GIVEN TASK:
Scan the data below for the string "script". Copy every line where it appears.

━━ EXERCISE INPUTS

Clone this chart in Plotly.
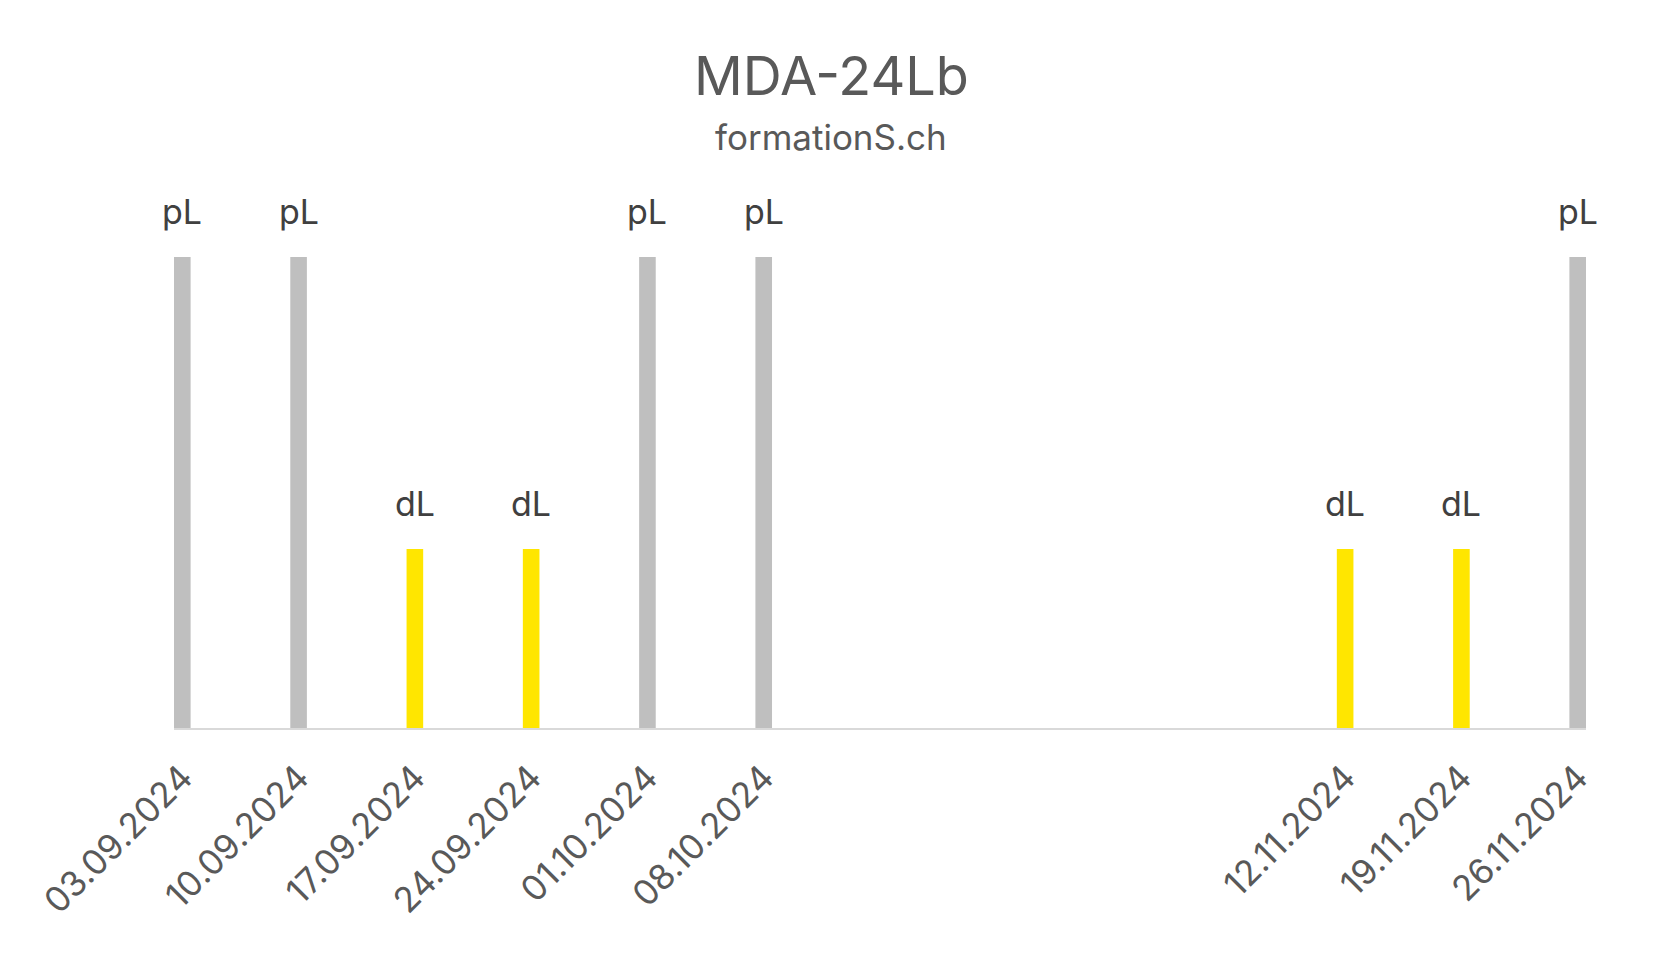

━━━━
━━ EXERCISE INPUTS

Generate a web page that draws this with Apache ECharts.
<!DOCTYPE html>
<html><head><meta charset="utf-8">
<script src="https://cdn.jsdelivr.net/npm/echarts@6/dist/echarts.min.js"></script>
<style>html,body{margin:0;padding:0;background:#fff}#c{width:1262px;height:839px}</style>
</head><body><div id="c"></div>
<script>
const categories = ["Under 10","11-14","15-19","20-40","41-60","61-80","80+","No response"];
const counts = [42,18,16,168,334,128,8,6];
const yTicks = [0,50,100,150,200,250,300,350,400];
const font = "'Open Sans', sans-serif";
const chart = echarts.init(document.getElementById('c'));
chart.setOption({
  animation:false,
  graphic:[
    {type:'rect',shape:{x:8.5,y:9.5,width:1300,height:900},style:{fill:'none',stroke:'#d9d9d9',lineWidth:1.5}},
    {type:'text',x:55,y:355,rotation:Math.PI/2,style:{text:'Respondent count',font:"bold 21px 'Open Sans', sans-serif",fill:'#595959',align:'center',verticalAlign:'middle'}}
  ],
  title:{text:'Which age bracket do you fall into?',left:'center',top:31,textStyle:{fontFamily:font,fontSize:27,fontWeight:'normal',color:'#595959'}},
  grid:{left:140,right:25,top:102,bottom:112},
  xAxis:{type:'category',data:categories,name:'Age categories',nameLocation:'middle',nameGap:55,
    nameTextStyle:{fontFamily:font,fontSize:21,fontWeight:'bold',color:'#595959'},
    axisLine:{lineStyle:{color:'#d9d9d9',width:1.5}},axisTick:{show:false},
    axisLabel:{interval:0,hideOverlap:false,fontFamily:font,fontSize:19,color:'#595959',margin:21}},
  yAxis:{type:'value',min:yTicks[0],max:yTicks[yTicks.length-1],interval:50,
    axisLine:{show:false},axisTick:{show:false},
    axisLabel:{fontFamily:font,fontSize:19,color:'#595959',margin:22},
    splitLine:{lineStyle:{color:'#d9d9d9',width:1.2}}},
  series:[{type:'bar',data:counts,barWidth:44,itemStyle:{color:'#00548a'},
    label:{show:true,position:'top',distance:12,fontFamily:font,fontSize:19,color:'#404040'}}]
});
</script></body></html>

━━━━
━━ EXERCISE INPUTS

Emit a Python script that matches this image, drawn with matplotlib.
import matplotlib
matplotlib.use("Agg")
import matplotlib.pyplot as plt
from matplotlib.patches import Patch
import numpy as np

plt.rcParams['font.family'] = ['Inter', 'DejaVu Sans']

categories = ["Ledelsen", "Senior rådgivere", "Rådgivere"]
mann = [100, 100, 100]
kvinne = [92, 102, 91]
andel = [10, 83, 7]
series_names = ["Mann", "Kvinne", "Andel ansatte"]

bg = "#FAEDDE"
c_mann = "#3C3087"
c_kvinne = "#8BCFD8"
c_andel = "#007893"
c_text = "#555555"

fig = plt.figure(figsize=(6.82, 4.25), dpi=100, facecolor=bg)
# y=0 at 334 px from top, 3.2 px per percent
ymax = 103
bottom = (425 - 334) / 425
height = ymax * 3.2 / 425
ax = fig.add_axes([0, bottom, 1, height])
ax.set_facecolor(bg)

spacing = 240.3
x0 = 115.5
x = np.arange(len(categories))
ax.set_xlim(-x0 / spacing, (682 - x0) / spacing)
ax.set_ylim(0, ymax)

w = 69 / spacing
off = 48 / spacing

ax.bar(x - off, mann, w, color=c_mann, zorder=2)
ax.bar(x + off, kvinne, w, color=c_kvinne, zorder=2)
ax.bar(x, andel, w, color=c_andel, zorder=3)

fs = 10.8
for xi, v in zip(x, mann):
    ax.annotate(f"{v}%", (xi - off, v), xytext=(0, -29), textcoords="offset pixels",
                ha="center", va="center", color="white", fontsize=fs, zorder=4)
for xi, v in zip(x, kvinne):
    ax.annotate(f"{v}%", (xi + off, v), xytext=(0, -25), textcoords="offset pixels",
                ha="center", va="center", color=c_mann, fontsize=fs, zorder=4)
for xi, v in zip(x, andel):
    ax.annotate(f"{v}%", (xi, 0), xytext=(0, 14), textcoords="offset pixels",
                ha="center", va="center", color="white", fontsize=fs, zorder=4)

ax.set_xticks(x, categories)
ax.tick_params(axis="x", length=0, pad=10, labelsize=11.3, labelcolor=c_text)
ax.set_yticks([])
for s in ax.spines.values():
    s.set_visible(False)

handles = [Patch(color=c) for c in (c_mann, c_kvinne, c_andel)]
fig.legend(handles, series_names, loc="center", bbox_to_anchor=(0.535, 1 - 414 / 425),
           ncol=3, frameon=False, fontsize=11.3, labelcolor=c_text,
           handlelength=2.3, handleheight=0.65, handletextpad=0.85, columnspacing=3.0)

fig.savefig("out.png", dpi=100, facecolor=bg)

━━━━

TASK RESPONSE:
<script src="https://cdn.jsdelivr.net/npm/echarts@6/dist/echarts.min.js"></script>
<script>
</script></body></html>
Emit a Python script that matches this image, drawn with matplotlib.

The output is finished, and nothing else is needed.